**Collected data**
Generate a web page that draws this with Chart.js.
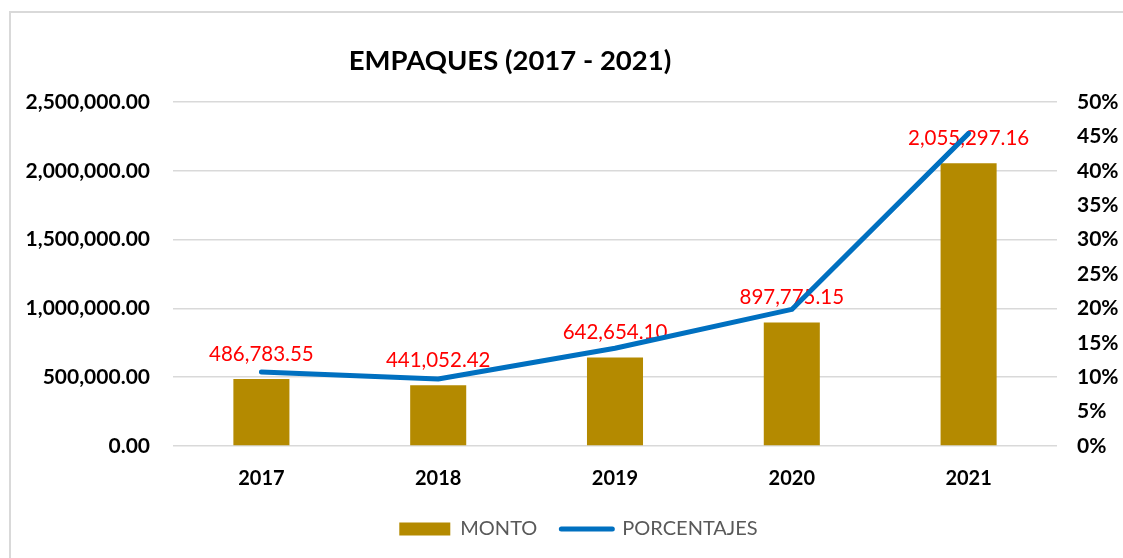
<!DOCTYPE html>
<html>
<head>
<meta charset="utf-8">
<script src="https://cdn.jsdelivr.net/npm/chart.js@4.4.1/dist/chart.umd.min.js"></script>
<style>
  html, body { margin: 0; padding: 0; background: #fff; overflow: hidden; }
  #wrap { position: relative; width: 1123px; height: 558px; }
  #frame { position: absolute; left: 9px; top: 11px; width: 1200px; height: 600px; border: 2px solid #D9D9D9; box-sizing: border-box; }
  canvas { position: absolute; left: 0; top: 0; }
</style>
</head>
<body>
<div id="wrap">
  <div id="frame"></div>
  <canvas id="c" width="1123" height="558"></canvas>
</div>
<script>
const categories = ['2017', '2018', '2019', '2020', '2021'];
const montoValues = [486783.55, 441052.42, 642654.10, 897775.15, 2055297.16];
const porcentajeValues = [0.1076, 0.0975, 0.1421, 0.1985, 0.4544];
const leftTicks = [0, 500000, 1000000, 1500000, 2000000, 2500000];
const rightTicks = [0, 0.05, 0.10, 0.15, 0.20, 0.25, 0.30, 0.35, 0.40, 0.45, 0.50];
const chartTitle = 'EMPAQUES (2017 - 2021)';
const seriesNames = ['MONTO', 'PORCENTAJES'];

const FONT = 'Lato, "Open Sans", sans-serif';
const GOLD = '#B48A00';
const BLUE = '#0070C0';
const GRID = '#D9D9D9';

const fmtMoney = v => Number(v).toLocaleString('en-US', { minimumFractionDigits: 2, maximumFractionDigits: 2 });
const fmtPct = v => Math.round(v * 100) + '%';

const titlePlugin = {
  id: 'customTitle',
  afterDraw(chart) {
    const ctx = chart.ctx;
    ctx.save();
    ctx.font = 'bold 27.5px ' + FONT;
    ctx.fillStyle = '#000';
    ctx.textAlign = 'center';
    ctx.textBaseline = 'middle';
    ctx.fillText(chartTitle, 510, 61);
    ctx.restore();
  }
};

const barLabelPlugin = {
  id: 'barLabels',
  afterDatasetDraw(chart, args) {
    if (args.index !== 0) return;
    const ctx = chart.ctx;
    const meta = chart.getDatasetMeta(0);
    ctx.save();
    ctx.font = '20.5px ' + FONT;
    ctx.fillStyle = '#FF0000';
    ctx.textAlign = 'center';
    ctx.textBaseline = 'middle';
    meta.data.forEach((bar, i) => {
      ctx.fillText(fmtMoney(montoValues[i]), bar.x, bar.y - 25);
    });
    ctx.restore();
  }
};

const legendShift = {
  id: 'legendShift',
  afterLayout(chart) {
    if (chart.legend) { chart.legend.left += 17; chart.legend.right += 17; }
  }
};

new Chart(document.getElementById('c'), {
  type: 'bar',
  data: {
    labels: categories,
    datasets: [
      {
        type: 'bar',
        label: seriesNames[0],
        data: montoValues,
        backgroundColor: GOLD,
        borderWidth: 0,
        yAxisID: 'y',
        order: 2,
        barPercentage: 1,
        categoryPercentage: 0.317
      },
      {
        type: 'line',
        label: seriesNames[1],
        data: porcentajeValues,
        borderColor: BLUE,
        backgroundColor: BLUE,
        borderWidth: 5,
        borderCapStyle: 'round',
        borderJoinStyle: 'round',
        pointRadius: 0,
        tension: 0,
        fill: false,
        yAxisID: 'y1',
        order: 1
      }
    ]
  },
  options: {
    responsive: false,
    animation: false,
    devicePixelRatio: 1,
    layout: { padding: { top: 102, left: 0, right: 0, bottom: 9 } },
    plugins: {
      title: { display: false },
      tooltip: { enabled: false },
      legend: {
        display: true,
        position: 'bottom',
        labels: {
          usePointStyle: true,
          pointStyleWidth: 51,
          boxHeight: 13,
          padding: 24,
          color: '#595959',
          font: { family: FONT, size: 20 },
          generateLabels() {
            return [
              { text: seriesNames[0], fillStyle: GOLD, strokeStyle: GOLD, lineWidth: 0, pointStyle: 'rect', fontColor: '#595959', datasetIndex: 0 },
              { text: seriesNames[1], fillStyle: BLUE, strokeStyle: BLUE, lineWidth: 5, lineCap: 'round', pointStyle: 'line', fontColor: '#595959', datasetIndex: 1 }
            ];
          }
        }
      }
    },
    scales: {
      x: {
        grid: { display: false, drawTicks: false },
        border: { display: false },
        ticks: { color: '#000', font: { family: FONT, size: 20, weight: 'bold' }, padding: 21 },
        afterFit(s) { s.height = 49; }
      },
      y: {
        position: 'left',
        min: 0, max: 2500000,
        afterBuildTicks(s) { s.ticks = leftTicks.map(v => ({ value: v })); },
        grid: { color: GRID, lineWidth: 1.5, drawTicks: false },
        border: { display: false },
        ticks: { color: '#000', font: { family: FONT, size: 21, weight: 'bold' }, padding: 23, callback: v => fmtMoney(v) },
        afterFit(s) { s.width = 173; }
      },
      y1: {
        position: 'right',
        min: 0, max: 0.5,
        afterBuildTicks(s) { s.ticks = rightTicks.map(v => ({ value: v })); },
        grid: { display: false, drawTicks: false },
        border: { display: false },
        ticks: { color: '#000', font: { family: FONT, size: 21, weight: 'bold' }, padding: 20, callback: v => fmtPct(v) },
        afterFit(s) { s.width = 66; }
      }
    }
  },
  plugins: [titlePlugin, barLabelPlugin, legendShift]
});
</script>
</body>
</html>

**What the task asks**
Output the data exactly. Pictures don't belong in the result.

**Exercise output**
Generate a web page that draws this with Chart.js.
<!DOCTYPE html>
<html>
<head>
<meta charset="utf-8">
<script src="https://cdn.jsdelivr.net/npm/chart.js@4.4.1/dist/chart.umd.min.js"></script>
<style>
  html, body { margin: 0; padding: 0; background: #fff; overflow: hidden; }
  #wrap { position: relative; width: 1123px; height: 558px; }
  #frame { position: absolute; left: 9px; top: 11px; width: 1200px; height: 600px; border: 2px solid #D9D9D9; box-sizing: border-box; }
  canvas { position: absolute; left: 0; top: 0; }
</style>
</head>
<body>
<div id="wrap">
  <div id="frame"></div>
  <canvas id="c" width="1123" height="558"></canvas>
</div>
<script>
const categories = ['2017', '2018', '2019', '2020', '2021'];
const montoValues = [486783.55, 441052.42, 642654.10, 897775.15, 2055297.16];
const porcentajeValues = [0.1076, 0.0975, 0.1421, 0.1985, 0.4544];
const leftTicks = [0, 500000, 1000000, 1500000, 2000000, 2500000];
const rightTicks = [0, 0.05, 0.10, 0.15, 0.20, 0.25, 0.30, 0.35, 0.40, 0.45, 0.50];
const chartTitle = 'EMPAQUES (2017 - 2021)';
const seriesNames = ['MONTO', 'PORCENTAJES'];

const FONT = 'Lato, "Open Sans", sans-serif';
const GOLD = '#B48A00';
const BLUE = '#0070C0';
const GRID = '#D9D9D9';

const fmtMoney = v => Number(v).toLocaleString('en-US', { minimumFractionDigits: 2, maximumFractionDigits: 2 });
const fmtPct = v => Math.round(v * 100) + '%';

const titlePlugin = {
  id: 'customTitle',
  afterDraw(chart) {
    const ctx = chart.ctx;
    ctx.save();
    ctx.font = 'bold 27.5px ' + FONT;
    ctx.fillStyle = '#000';
    ctx.textAlign = 'center';
    ctx.textBaseline = 'middle';
    ctx.fillText(chartTitle, 510, 61);
    ctx.restore();
  }
};

const barLabelPlugin = {
  id: 'barLabels',
  afterDatasetDraw(chart, args) {
    if (args.index !== 0) return;
    const ctx = chart.ctx;
    const meta = chart.getDatasetMeta(0);
    ctx.save();
    ctx.font = '20.5px ' + FONT;
    ctx.fillStyle = '#FF0000';
    ctx.textAlign = 'center';
    ctx.textBaseline = 'middle';
    meta.data.forEach((bar, i) => {
      ctx.fillText(fmtMoney(montoValues[i]), bar.x, bar.y - 25);
    });
    ctx.restore();
  }
};

const legendShift = {
  id: 'legendShift',
  afterLayout(chart) {
    if (chart.legend) { chart.legend.left += 17; chart.legend.right += 17; }
  }
};

new Chart(document.getElementById('c'), {
  type: 'bar',
  data: {
    labels: categories,
    datasets: [
      {
        type: 'bar',
        label: seriesNames[0],
        data: montoValues,
        backgroundColor: GOLD,
        borderWidth: 0,
        yAxisID: 'y',
        order: 2,
        barPercentage: 1,
        categoryPercentage: 0.317
      },
      {
        type: 'line',
        label: seriesNames[1],
        data: porcentajeValues,
        borderColor: BLUE,
        backgroundColor: BLUE,
        borderWidth: 5,
        borderCapStyle: 'round',
        borderJoinStyle: 'round',
        pointRadius: 0,
        tension: 0,
        fill: false,
        yAxisID: 'y1',
        order: 1
      }
    ]
  },
  options: {
    responsive: false,
    animation: false,
    devicePixelRatio: 1,
    layout: { padding: { top: 102, left: 0, right: 0, bottom: 9 } },
    plugins: {
      title: { display: false },
      tooltip: { enabled: false },
      legend: {
        display: true,
        position: 'bottom',
        labels: {
          usePointStyle: true,
          pointStyleWidth: 51,
          boxHeight: 13,
          padding: 24,
          color: '#595959',
          font: { family: FONT, size: 20 },
          generateLabels() {
            return [
              { text: seriesNames[0], fillStyle: GOLD, strokeStyle: GOLD, lineWidth: 0, pointStyle: 'rect', fontColor: '#595959', datasetIndex: 0 },
              { text: seriesNames[1], fillStyle: BLUE, strokeStyle: BLUE, lineWidth: 5, lineCap: 'round', pointStyle: 'line', fontColor: '#595959', datasetIndex: 1 }
            ];
          }
        }
      }
    },
    scales: {
      x: {
        grid: { display: false, drawTicks: false },
        border: { display: false },
        ticks: { color: '#000', font: { family: FONT, size: 20, weight: 'bold' }, padding: 21 },
        afterFit(s) { s.height = 49; }
      },
      y: {
        position: 'left',
        min: 0, max: 2500000,
        afterBuildTicks(s) { s.ticks = leftTicks.map(v => ({ value: v })); },
        grid: { color: GRID, lineWidth: 1.5, drawTicks: false },
        border: { display: false },
        ticks: { color: '#000', font: { family: FONT, size: 21, weight: 'bold' }, padding: 23, callback: v => fmtMoney(v) },
        afterFit(s) { s.width = 173; }
      },
      y1: {
        position: 'right',
        min: 0, max: 0.5,
        afterBuildTicks(s) { s.ticks = rightTicks.map(v => ({ value: v })); },
        grid: { display: false, drawTicks: false },
        border: { display: false },
        ticks: { color: '#000', font: { family: FONT, size: 21, weight: 'bold' }, padding: 20, callback: v => fmtPct(v) },
        afterFit(s) { s.width = 66; }
      }
    }
  },
  plugins: [titlePlugin, barLabelPlugin, legendShift]
});
</script>
</body>
</html>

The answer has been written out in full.